While California’s five-year drought may be fading from memory, a new study warns that ordeal was but a small piece of a much larger crisis that kicked off at the start of the century: a multi-state “megadrought.”
The report published in Friday’s edition of the journal Science found that while the California drought lasted from 2011 to 2017, a broader look shows that the entire southwest region is still in the midst of its driest period in centuries ― and climate change is to blame.
“Global warming has pushed what would have been a moderate drought in southwestern North America into megadrought territory,” the study authors wrote.
By looking at the tree rings from more than 1,000 trees in the area ― which indicated soil moisture levels from last 1,200 years ― they found that the period from 2000 to 2018 was the driest 19-year span since the late 1500s and the second-driest since 800 CE.
The researchers from Columbia University, the University of Colorado at Boulder and the University of Idaho identified 40 prolonged drought incidents they from the last 1,200 years.
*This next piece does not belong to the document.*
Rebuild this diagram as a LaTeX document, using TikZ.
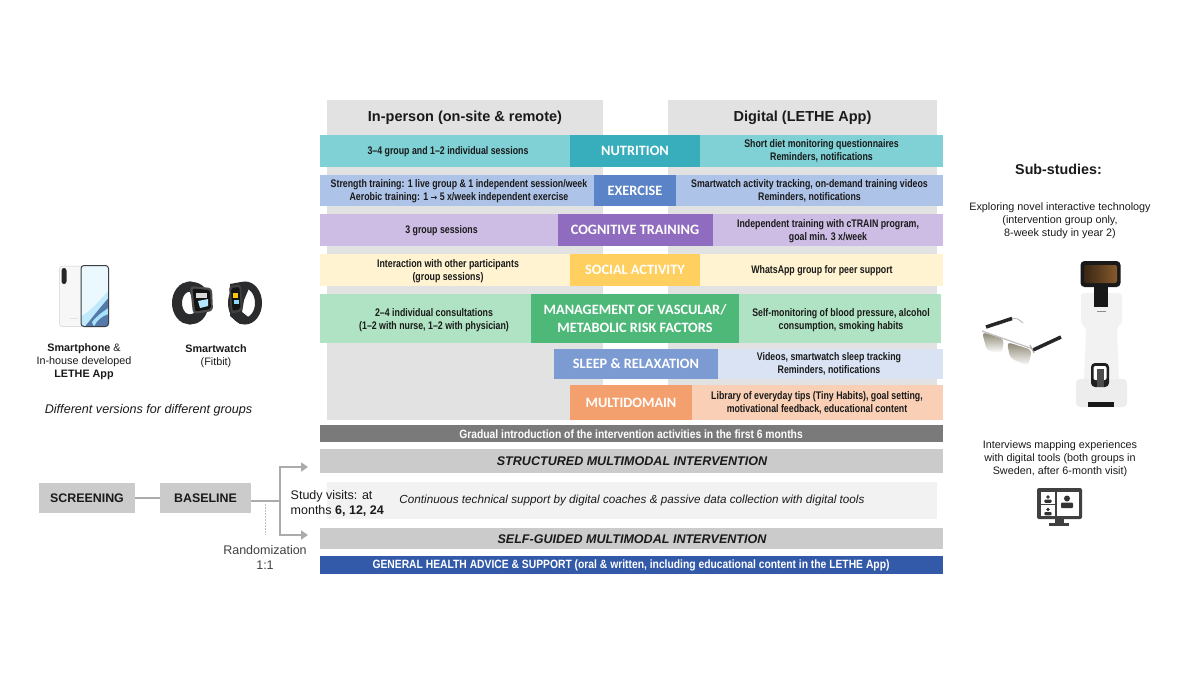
\documentclass[tikz,border=0pt]{standalone}
\usepackage{fontspec}
\setmainfont{Liberation Sans}
\newfontfamily\cond[FakeStretch=0.8]{Liberation Sans}
\newfontfamily\condw[FakeStretch=0.86]{Liberation Sans}
\newfontfamily\calib{Carlito}
\usetikzlibrary{arrows.meta}
\definecolor{hdr}{HTML}{E2E2E2}
\definecolor{nutL}{HTML}{7FD1D5}\definecolor{nutD}{HTML}{38AEBC}
\definecolor{exeL}{HTML}{AEC3E8}\definecolor{exeD}{HTML}{5B84C8}
\definecolor{cogL}{HTML}{CDBDE4}\definecolor{cogD}{HTML}{8F6CBF}
\definecolor{socL}{HTML}{FFF3D1}\definecolor{socD}{HTML}{FFCF5F}
\definecolor{manL}{HTML}{B0E3C3}\definecolor{manD}{HTML}{4EB878}
\definecolor{sleL}{HTML}{DAE3F3}\definecolor{sleD}{HTML}{7C9BD3}
\definecolor{mulL}{HTML}{F9D0B6}\definecolor{mulD}{HTML}{F4A06E}
\definecolor{bargray}{HTML}{CBCBCB}
\definecolor{gradgray}{HTML}{7A7A7A}
\definecolor{genblue}{HTML}{335AA8}
\definecolor{linegray}{HTML}{ABABAB}
\definecolor{ink}{HTML}{1A1A1A}
\definecolor{mid}{HTML}{404040}
\definecolor{lens}{HTML}{8A8570}
\definecolor{band}{HTML}{2A2C2E}
\tikzset{
  x=1pt,y=-1pt,
  bx/.style={inner sep=0pt,outer sep=0pt},
  btxt/.style={font=\cond\bfseries\fontsize{11}{13}\selectfont,text=ink,align=center,inner sep=0pt,yshift=-0.8pt},
  dom/.style={font=\calib\bfseries\fontsize{14.3}{18}\selectfont,text=white,align=center,inner sep=0pt},
  hd/.style={font=\bfseries\fontsize{14.5}{17}\selectfont,text=ink,inner sep=0pt,yshift=-2pt},
  bart/.style={font=\bfseries\itshape\fontsize{12.55}{14}\selectfont,text=ink,inner sep=0pt},
  bwhite/.style={font=\condw\bfseries\fontsize{12}{14}\selectfont,text=white,inner sep=0pt},
  plain/.style={font=\fontsize{10.8}{13}\selectfont,text=ink,align=center,inner sep=0pt,yshift=-2pt},
  flow/.style={draw=linegray,line width=2.6pt},
  flowarr/.style={flow,-{Triangle[length=7pt,width=9pt]}},
  stepbx/.style={fill=bargray,minimum height=30pt,bx,font=\bfseries\fontsize{12.4}{14}\selectfont,text=ink},
}
\begin{document}
\begin{tikzpicture}
\useasboundingbox (0,0) rectangle (1200,675);
\fill[white] (0,0) rectangle (1200,675);
% headers
\fill[hdr] (326.5,100) rectangle (603,420);
\fill[hdr] (668,100) rectangle (937,420);
\node[hd] (h1) at (465,116) {In-person (on-site \& remote)};
\node[hd] (h2) at (802.5,116) {Digital (LETHE App)};
% nutrition
\fill[nutL] (320,134.5) rectangle (943,166.5);
\fill[nutD] (570,134.5) rectangle (700,166.5);
\node[btxt] (n1) at (448,151) {3–4 group and 1–2 individual sessions};
\node[dom] (n2) at (635,151) {NUTRITION};
\node[btxt] (n3) at (821.5,150.5) {Short diet monitoring questionnaires\\Reminders, notifications};
% exercise
\fill[exeL] (320,174.5) rectangle (943,206);
\fill[exeD] (594,174.5) rectangle (676,206);
\node[btxt] (e1) at (459,190.5) {Strength training: 1 live group \& 1 independent session/week\\Aerobic training: 1 {\fontspec{DejaVu Sans}\fontsize{8}{13}\selectfont →} 5 x/week independent exercise};
\node[dom] (e2) at (635,191) {EXERCISE};
\node[btxt] (e3) at (809.5,190.5) {Smartwatch activity tracking, on-demand training videos\\Reminders, notifications};
% cognitive
\fill[cogL] (320,214) rectangle (943,246);
\fill[cogD] (558,214) rectangle (712.5,246);
\node[btxt] (c1) at (441.5,230) {3 group sessions};
\node[dom] (c2) at (635,230) {COGNITIVE TRAINING};
\node[btxt] (c3) at (828,230) {Independent training with cTRAIN program,\\goal min. 3 x/week};
% social
\fill[socL] (320,254) rectangle (943,286);
\fill[socD] (570,254) rectangle (700,286);
\node[btxt] (s1) at (448,270) {Interaction with other participants\\(group sessions)};
\node[dom] (s2) at (635,270) {SOCIAL ACTIVITY};
\node[btxt] (s3) at (822,270) {WhatsApp group for peer support};
% management
\fill[manL] (320,294) rectangle (941,343);
\fill[manD] (531,294) rectangle (739,343);
\node[btxt] (m1) at (434,319) {2–4 individual consultations\\(1–2 with nurse, 1–2 with physician)};
\node[dom] (m2) at (635,319) {MANAGEMENT OF VASCULAR/\\METABOLIC RISK FACTORS};
\node[btxt] (m3) at (841,319) {Self-monitoring of blood pressure, alcohol\\consumption, smoking habits};
% sleep
\fill[sleL] (718,348.5) rectangle (943,378.5);
\fill[sleD] (553.5,348.5) rectangle (718,378.5);
\node[dom] (p2) at (636,364) {SLEEP \& RELAXATION};
\node[btxt] (p3) at (829,363.5) {Videos, smartwatch sleep tracking\\Reminders, notifications};
% multidomain
\fill[mulL] (692,384.5) rectangle (943,420);
\fill[mulD] (570,384.5) rectangle (692,420);
\node[dom] (d2) at (631,403) {MULTIDOMAIN};
\node[btxt] (d3) at (817,402.5) {Library of everyday tips (Tiny Habits), goal setting,\\motivational feedback, educational content};
% bars
\fill[gradgray] (320,425) rectangle (943,442);
\node[bwhite] (g) at (631,434.5) {Gradual introduction of the intervention activities in the first 6 months};
\fill[bargray] (320,449) rectangle (943,473);
\node[bart] (st) at (632,461.5) {STRUCTURED MULTIMODAL INTERVENTION};
\fill[black!5] (327,482) rectangle (937,519);
\node[font=\itshape\fontsize{11.7}{13}\selectfont,text=ink,inner sep=0pt] (co) at (632,500) {Continuous technical support by digital coaches \& passive data collection with digital tools};
\fill[bargray] (320,528) rectangle (943,549);
\node[bart] (se) at (632,539) {SELF-GUIDED MULTIMODAL INTERVENTION};
\fill[genblue] (320,556) rectangle (943,573.5);
\node[bwhite] (ge) at (631,565) {GENERAL HEALTH ADVICE \& SUPPORT (oral \& written, including educational content in the LETHE App)};
% flow
\node[stepbx,minimum width=96pt] (scr) at (87,498) {SCREENING};
\node[stepbx,minimum width=91pt] (bas) at (205.5,498) {BASELINE};
\draw[flow] (scr.east) -- (bas.west);
\coordinate (jn) at (280,501);
\coordinate (upE) at (308,467);
\coordinate (loE) at (308,535);
\coordinate (dashT) at (265,504);
\coordinate (dashB) at (265,535);
\draw[flow] (bas.east |- jn) -- (jn);
\draw[flowarr] (jn) -- (jn |- upE) -- (upE);
\draw[flowarr] (jn) -- (jn |- loE) -- (loE);
\draw[draw=black!25,line width=1pt,dash pattern=on 2pt off 1pt] (dashT) -- (dashB);
\node[font=\fontsize{12.5}{15}\selectfont,text=mid,align=center,inner sep=0pt] (ra) at (265,557.5) {Randomization\\1:1};
\node[font=\fontsize{12.5}{15}\selectfont,text=ink,align=left,anchor=west,inner sep=0pt] (sv) at (290.5,503) {Study visits: at\\months \textbf{6, 12, 24}};
% phone
\fill[black!3,draw=black!18,line width=.5pt,rounded corners=3pt] (59.5,266) rectangle (84,326.5);
\fill[black!85,rounded corners=2.5pt] (61.5,268) rectangle (66.5,284);
\fill[black!10] (70,318) rectangle (78,319);
\begin{scope}
 \path[rounded corners=3pt,clip] (81,265.5) rectangle (108.5,326.5);
 \fill[cyan!8] (81,265.5) rectangle (108.5,326.5);
 \fill[cyan!25] (81,316) .. controls (90,312) and (98,302) .. (108.5,291) -- (108.5,326.5) -- (81,326.5) -- cycle;
 \fill[cyan!55!blue!70!black!85] (85,326.5) .. controls (92,318) and (98,310) .. (108.5,298) -- (108.5,326.5) -- cycle;
 \fill[cyan!35] (92,322) .. controls (97,316) and (102,312) .. (108.5,308) -- (108.5,314) .. controls (102,316) and (97,320) .. (94,326.5) -- cycle;
\end{scope}
\draw[black!70!cyan!50!black,line width=1pt,rounded corners=3pt] (81,265.5) rectangle (108.5,326.5);
\node[plain] (l1) at (84,360) {\textbf{Smartphone} \&\\In-house developed\\\textbf{LETHE App}};
% watch 1
\draw[band,line width=10pt] (190,303) ellipse (13 and 16.5);
\fill[band] (186,282) .. controls (196,281) and (204,284) .. (207,292) -- (207,312) .. controls (204,320) and (198,324) .. (192,324) -- (196,308) -- cycle;
\fill[white] (190,298) .. controls (184,304) and (184,310) .. (186,313) .. controls (190,312) and (194,308) .. (197,302) -- cycle;
\fill[black!70,rounded corners=3.5pt] (190,286) -- (212,288) -- (213,311) -- (193,314) -- cycle;
\fill[black!92,rounded corners=2pt] (192.5,288.5) -- (210,290) -- (211,309) -- (195,311.5) -- cycle;
\fill[black!15] (196,293) rectangle (207,298);
\fill[cyan!30!white] (198,301) -- (208,299) -- (208,306) -- (200,308) -- cycle;
% watch 2
\draw[band,line width=7pt] (245,303) ellipse (13.5 and 18);
\fill[band] (230,284) -- (241,282) -- (250,286) -- (244,300) -- (242,312) -- (252,320) -- (240,324) -- (230,316) -- cycle;
\fill[black!75,rounded corners=3pt] (229,286) -- (241,284.5) -- (242.5,311) -- (231,314) -- cycle;
\fill[black!92,rounded corners=2pt] (231,288) -- (239.5,287) -- (240.5,309) -- (232.5,311) -- cycle;
\fill[yellow!60!orange] (233,293) rectangle (238,298);
\fill[cyan!45] (233.5,300) rectangle (238.5,304);
\node[plain] (l2) at (216,354.5) {\textbf{Smartwatch}\\(Fitbit)};
\node[font=\itshape\fontsize{12.6}{13}\selectfont,text=ink,inner sep=0pt] (l3) at (148.5,410) {Different versions for different groups};
% right
\node[font=\bfseries\fontsize{14.3}{16}\selectfont,text=ink,inner sep=0pt] (r0) at (1058.5,169.5) {Sub-studies:};
\node[plain] (r1) at (1060,219) {Exploring novel interactive technology\\(intervention group only,\\8-week study in year 2)};
\node[plain] (r2) at (1060,457) {Interviews mapping experiences\\with digital tools (both groups in\\Sweden, after 6-month visit)};
% glasses
\draw[black!30,line width=.8pt] (1011,318) -- (1018,319) -- (1023,323);
\draw[black!85,line width=3.5pt] (986,327) -- (1012,318.5);
\draw[black!85,line width=3.5pt] (1033,350) -- (1061,337);
\shade[top color=lens,bottom color=white,rounded corners=4pt] (982,332) -- (1004,339) -- (1002,353) -- (987,351) -- cycle;
\shade[top color=lens,bottom color=white,rounded corners=4pt] (1007,342) -- (1032,350) -- (1028,366) -- (1010,358) -- cycle;
\draw[black!25,line width=1.2pt] (982,331) -- (1033,349);
\draw[black!35,line width=1pt] (1030,345) -- (1034,353);
% robot
\fill[black!5] (1081,296) .. controls (1081,293) and (1083,293) .. (1092,293) -- (1112,293) .. controls (1121,293) and (1122,294) .. (1122,297) -- (1122,322) .. controls (1118,327) and (1117,327) .. (1117,330) -- (1119,380) -- (1084,380) -- (1086,330) .. controls (1086,327) and (1081,325) .. (1081,320) -- cycle;
\fill[black!7,rounded corners=4pt] (1076,379) rectangle (1127,407);
\fill[black!88,rounded corners=4pt] (1091,363) rectangle (1109,387);
\fill[white,rounded corners=2pt] (1093.5,366) rectangle (1106.5,380);
\fill[black!70] (1097,369) rectangle (1104,387);
\fill[black!90] (1088,402) rectangle (1114,407);
\fill[black!90] (1094,287) rectangle (1108,307);
\fill[black!90,rounded corners=4pt] (1080.5,261) rectangle (1120.5,287);
\shade[left color=black!70!brown,right color=brown!70!black,rounded corners=2pt] (1084,265) rectangle (1117,283);
\fill[black!45] (1097,311) rectangle (1106,312);
% monitor
\fill[black!75,rounded corners=2pt] (1037,488) rectangle (1082,519);
\fill[black!75] (1055,519) rectangle (1064,523);
\fill[black!75] (1049,523) rectangle (1069,526);
\fill[white] (1041,491.5) rectangle (1055,504);
\fill[white] (1041,505) rectangle (1055,516);
\fill[white] (1057,491.5) rectangle (1079,516);
\foreach \cx/\cy/\r in {1048/497/1.8,1048/509.5/1.8,1067/498.5/3} {
  \fill[black!80] (\cx,\cy) circle (\r);
  \fill[black!80,rounded corners=1pt] (\cx-2*\r,\cy+1.4*\r) rectangle (\cx+2*\r,\cy+3.2*\r);
}
\end{tikzpicture}
\end{document}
Only four are as severe as the megadrought we’re currently experiencing.
What sets the current event apart from those others is the role climate change appears to be playing. Before the current dry period, 1980 to 1998 marked the wettest period in the 1,200-year span. That swift “wet-to-dry transition was hastened by the background drying forced from anthropogenic warming,” the technical term for manmade climate change, the authors wrote.
What’s more, the factors they believe fostered earlier megadroughts were probably not present in the last 20 years.
“The atmosphere and ocean anomalies that drove past megadroughts very likely dwarfed those that occurred during 2000–2018,” the study noted. Natural climate fluctuation over the last 20 years might have caused a “moderately severe soil-moisture drought” under other circumstances, they found, but human activity appears to have put the region onto a much worse trajectory.
The effects of anthropogenic warming “are likely still in their infancy,” the study concluded. “The magnitude of future droughts in North America and elsewhere will depend greatly on future rates of anthropogenic greenhouse gas emissions globally. The effects of future droughts on humans will be further dependent on sustainable resource use because buffering mechanisms such as ground water and reservoir storage are at risk of being depleted during dry times.”
While Southern California and other parts of the southwest experienced record-breaking rains this past week, the U.S. Drought Monitor still has much of the state marked as being in a state of drought, with a pronounced “severe drought” plaguing the northwest corner of California.
Across the west, there are also regions designated as being in “severe drought” in Oregon, Washington, Idaho, Utah, Colorado, Arizona and New Mexico.